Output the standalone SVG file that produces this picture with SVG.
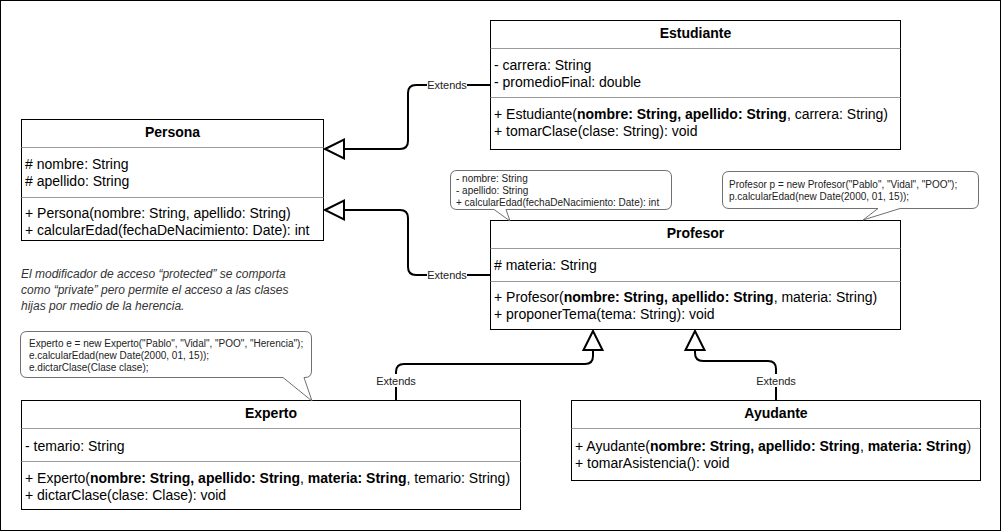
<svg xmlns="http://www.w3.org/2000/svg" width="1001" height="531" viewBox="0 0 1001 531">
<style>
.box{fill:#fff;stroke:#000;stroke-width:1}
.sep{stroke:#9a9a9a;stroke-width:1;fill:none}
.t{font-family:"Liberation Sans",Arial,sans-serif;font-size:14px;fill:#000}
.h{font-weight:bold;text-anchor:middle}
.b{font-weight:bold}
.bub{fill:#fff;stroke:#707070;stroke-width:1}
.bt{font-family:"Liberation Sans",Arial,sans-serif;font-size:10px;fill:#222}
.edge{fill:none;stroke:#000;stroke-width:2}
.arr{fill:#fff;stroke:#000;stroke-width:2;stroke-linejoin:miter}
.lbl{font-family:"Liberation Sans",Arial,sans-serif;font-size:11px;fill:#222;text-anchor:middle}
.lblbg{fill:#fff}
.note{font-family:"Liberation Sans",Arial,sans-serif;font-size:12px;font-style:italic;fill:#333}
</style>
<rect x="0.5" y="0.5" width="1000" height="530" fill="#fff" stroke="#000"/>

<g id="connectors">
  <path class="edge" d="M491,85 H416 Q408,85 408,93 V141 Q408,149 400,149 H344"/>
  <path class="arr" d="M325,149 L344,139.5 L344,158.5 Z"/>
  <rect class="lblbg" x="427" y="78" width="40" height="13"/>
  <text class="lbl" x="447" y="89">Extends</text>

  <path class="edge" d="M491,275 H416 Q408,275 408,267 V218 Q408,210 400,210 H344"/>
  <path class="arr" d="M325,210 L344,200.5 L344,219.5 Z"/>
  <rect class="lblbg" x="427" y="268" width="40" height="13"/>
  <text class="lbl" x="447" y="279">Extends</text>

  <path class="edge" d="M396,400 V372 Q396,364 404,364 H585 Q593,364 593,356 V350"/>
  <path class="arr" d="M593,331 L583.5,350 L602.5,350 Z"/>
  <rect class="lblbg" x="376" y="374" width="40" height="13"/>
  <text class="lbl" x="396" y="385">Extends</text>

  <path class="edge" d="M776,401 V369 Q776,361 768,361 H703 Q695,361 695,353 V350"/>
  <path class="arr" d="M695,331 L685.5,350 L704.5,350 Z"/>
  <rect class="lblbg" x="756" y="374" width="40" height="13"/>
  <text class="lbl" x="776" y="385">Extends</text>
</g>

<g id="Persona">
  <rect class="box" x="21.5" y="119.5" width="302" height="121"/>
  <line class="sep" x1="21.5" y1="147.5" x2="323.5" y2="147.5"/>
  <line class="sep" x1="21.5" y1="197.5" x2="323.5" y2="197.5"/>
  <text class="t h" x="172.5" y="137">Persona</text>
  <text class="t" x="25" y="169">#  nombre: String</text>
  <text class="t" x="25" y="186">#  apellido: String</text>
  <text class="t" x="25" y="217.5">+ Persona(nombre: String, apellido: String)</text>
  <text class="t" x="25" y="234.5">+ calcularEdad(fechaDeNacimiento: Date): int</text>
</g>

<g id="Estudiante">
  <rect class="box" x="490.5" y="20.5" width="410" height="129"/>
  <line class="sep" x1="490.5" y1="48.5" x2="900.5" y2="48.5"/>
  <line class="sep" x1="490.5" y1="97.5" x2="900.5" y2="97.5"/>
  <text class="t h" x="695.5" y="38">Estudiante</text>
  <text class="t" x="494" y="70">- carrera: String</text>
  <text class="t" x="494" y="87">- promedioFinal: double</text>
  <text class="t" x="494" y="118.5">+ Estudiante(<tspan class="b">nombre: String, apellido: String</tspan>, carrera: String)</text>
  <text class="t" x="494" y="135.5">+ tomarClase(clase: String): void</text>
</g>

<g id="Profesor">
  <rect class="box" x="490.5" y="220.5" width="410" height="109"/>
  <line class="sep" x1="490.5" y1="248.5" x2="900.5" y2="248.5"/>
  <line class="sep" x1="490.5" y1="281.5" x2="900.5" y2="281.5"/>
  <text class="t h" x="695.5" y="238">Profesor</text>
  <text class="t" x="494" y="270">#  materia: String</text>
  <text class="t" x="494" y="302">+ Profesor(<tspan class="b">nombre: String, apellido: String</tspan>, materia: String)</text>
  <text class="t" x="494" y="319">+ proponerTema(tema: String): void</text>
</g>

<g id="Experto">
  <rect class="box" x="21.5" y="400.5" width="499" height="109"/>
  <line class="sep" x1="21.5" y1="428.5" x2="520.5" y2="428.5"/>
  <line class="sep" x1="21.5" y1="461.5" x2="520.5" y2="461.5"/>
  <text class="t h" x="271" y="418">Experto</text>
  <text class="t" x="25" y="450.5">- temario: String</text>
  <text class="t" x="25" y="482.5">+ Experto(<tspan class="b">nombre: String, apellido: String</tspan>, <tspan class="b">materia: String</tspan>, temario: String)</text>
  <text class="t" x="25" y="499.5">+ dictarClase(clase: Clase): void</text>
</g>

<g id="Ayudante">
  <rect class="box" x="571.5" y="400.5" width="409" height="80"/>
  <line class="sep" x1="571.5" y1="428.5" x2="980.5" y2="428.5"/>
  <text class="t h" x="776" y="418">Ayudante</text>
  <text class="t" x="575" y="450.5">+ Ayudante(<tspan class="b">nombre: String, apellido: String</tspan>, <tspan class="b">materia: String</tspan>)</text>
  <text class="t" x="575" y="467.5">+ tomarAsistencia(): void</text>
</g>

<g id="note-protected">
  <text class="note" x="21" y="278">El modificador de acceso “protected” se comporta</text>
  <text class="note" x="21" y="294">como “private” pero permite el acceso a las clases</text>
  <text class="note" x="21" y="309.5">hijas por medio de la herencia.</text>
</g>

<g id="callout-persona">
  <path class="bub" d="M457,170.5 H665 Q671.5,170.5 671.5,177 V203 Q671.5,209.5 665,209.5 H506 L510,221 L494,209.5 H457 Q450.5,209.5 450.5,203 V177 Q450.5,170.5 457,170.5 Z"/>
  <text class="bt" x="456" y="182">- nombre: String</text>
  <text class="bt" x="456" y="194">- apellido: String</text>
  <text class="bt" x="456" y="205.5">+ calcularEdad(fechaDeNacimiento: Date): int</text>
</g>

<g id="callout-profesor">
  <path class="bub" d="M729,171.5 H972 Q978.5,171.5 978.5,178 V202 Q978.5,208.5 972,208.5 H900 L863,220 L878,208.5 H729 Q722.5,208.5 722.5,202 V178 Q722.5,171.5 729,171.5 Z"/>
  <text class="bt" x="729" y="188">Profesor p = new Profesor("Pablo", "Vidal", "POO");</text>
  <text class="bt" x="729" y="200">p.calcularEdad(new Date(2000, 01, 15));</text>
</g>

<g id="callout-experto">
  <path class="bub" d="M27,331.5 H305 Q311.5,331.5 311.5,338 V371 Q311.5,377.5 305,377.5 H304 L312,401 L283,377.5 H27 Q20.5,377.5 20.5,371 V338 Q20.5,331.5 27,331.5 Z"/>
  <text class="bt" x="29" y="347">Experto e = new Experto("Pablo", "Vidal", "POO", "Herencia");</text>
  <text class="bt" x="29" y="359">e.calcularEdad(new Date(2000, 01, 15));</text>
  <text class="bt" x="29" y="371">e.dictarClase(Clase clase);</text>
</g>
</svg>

※

EXERCISE DIRECTIONS:
Give every line back word for word and leave the pictures out.

TASK RESULT:
Output the standalone SVG file that produces this picture with SVG.
<svg xmlns="http://www.w3.org/2000/svg" width="1001" height="531" viewBox="0 0 1001 531">
<style>
.box{fill:#fff;stroke:#000;stroke-width:1}
.sep{stroke:#9a9a9a;stroke-width:1;fill:none}
.t{font-family:"Liberation Sans",Arial,sans-serif;font-size:14px;fill:#000}
.h{font-weight:bold;text-anchor:middle}
.b{font-weight:bold}
.bub{fill:#fff;stroke:#707070;stroke-width:1}
.bt{font-family:"Liberation Sans",Arial,sans-serif;font-size:10px;fill:#222}
.edge{fill:none;stroke:#000;stroke-width:2}
.arr{fill:#fff;stroke:#000;stroke-width:2;stroke-linejoin:miter}
.lbl{font-family:"Liberation Sans",Arial,sans-serif;font-size:11px;fill:#222;text-anchor:middle}
.lblbg{fill:#fff}
.note{font-family:"Liberation Sans",Arial,sans-serif;font-size:12px;font-style:italic;fill:#333}
</style>
<rect x="0.5" y="0.5" width="1000" height="530" fill="#fff" stroke="#000"/>

<g id="connectors">
  <path class="edge" d="M491,85 H416 Q408,85 408,93 V141 Q408,149 400,149 H344"/>
  <path class="arr" d="M325,149 L344,139.5 L344,158.5 Z"/>
  <rect class="lblbg" x="427" y="78" width="40" height="13"/>
  <text class="lbl" x="447" y="89">Extends</text>

  <path class="edge" d="M491,275 H416 Q408,275 408,267 V218 Q408,210 400,210 H344"/>
  <path class="arr" d="M325,210 L344,200.5 L344,219.5 Z"/>
  <rect class="lblbg" x="427" y="268" width="40" height="13"/>
  <text class="lbl" x="447" y="279">Extends</text>

  <path class="edge" d="M396,400 V372 Q396,364 404,364 H585 Q593,364 593,356 V350"/>
  <path class="arr" d="M593,331 L583.5,350 L602.5,350 Z"/>
  <rect class="lblbg" x="376" y="374" width="40" height="13"/>
  <text class="lbl" x="396" y="385">Extends</text>

  <path class="edge" d="M776,401 V369 Q776,361 768,361 H703 Q695,361 695,353 V350"/>
  <path class="arr" d="M695,331 L685.5,350 L704.5,350 Z"/>
  <rect class="lblbg" x="756" y="374" width="40" height="13"/>
  <text class="lbl" x="776" y="385">Extends</text>
</g>

<g id="Persona">
  <rect class="box" x="21.5" y="119.5" width="302" height="121"/>
  <line class="sep" x1="21.5" y1="147.5" x2="323.5" y2="147.5"/>
  <line class="sep" x1="21.5" y1="197.5" x2="323.5" y2="197.5"/>
  <text class="t h" x="172.5" y="137">Persona</text>
  <text class="t" x="25" y="169">#  nombre: String</text>
  <text class="t" x="25" y="186">#  apellido: String</text>
  <text class="t" x="25" y="217.5">+ Persona(nombre: String, apellido: String)</text>
  <text class="t" x="25" y="234.5">+ calcularEdad(fechaDeNacimiento: Date): int</text>
</g>

<g id="Estudiante">
  <rect class="box" x="490.5" y="20.5" width="410" height="129"/>
  <line class="sep" x1="490.5" y1="48.5" x2="900.5" y2="48.5"/>
  <line class="sep" x1="490.5" y1="97.5" x2="900.5" y2="97.5"/>
  <text class="t h" x="695.5" y="38">Estudiante</text>
  <text class="t" x="494" y="70">- carrera: String</text>
  <text class="t" x="494" y="87">- promedioFinal: double</text>
  <text class="t" x="494" y="118.5">+ Estudiante(<tspan class="b">nombre: String, apellido: String</tspan>, carrera: String)</text>
  <text class="t" x="494" y="135.5">+ tomarClase(clase: String): void</text>
</g>

<g id="Profesor">
  <rect class="box" x="490.5" y="220.5" width="410" height="109"/>
  <line class="sep" x1="490.5" y1="248.5" x2="900.5" y2="248.5"/>
  <line class="sep" x1="490.5" y1="281.5" x2="900.5" y2="281.5"/>
  <text class="t h" x="695.5" y="238">Profesor</text>
  <text class="t" x="494" y="270">#  materia: String</text>
  <text class="t" x="494" y="302">+ Profesor(<tspan class="b">nombre: String, apellido: String</tspan>, materia: String)</text>
  <text class="t" x="494" y="319">+ proponerTema(tema: String): void</text>
</g>

<g id="Experto">
  <rect class="box" x="21.5" y="400.5" width="499" height="109"/>
  <line class="sep" x1="21.5" y1="428.5" x2="520.5" y2="428.5"/>
  <line class="sep" x1="21.5" y1="461.5" x2="520.5" y2="461.5"/>
  <text class="t h" x="271" y="418">Experto</text>
  <text class="t" x="25" y="450.5">- temario: String</text>
  <text class="t" x="25" y="482.5">+ Experto(<tspan class="b">nombre: String, apellido: String</tspan>, <tspan class="b">materia: String</tspan>, temario: String)</text>
  <text class="t" x="25" y="499.5">+ dictarClase(clase: Clase): void</text>
</g>

<g id="Ayudante">
  <rect class="box" x="571.5" y="400.5" width="409" height="80"/>
  <line class="sep" x1="571.5" y1="428.5" x2="980.5" y2="428.5"/>
  <text class="t h" x="776" y="418">Ayudante</text>
  <text class="t" x="575" y="450.5">+ Ayudante(<tspan class="b">nombre: String, apellido: String</tspan>, <tspan class="b">materia: String</tspan>)</text>
  <text class="t" x="575" y="467.5">+ tomarAsistencia(): void</text>
</g>

<g id="note-protected">
  <text class="note" x="21" y="278">El modificador de acceso “protected” se comporta</text>
  <text class="note" x="21" y="294">como “private” pero permite el acceso a las clases</text>
  <text class="note" x="21" y="309.5">hijas por medio de la herencia.</text>
</g>

<g id="callout-persona">
  <path class="bub" d="M457,170.5 H665 Q671.5,170.5 671.5,177 V203 Q671.5,209.5 665,209.5 H506 L510,221 L494,209.5 H457 Q450.5,209.5 450.5,203 V177 Q450.5,170.5 457,170.5 Z"/>
  <text class="bt" x="456" y="182">- nombre: String</text>
  <text class="bt" x="456" y="194">- apellido: String</text>
  <text class="bt" x="456" y="205.5">+ calcularEdad(fechaDeNacimiento: Date): int</text>
</g>

<g id="callout-profesor">
  <path class="bub" d="M729,171.5 H972 Q978.5,171.5 978.5,178 V202 Q978.5,208.5 972,208.5 H900 L863,220 L878,208.5 H729 Q722.5,208.5 722.5,202 V178 Q722.5,171.5 729,171.5 Z"/>
  <text class="bt" x="729" y="188">Profesor p = new Profesor("Pablo", "Vidal", "POO");</text>
  <text class="bt" x="729" y="200">p.calcularEdad(new Date(2000, 01, 15));</text>
</g>

<g id="callout-experto">
  <path class="bub" d="M27,331.5 H305 Q311.5,331.5 311.5,338 V371 Q311.5,377.5 305,377.5 H304 L312,401 L283,377.5 H27 Q20.5,377.5 20.5,371 V338 Q20.5,331.5 27,331.5 Z"/>
  <text class="bt" x="29" y="347">Experto e = new Experto("Pablo", "Vidal", "POO", "Herencia");</text>
  <text class="bt" x="29" y="359">e.calcularEdad(new Date(2000, 01, 15));</text>
  <text class="bt" x="29" y="371">e.dictarClase(Clase clase);</text>
</g>
</svg>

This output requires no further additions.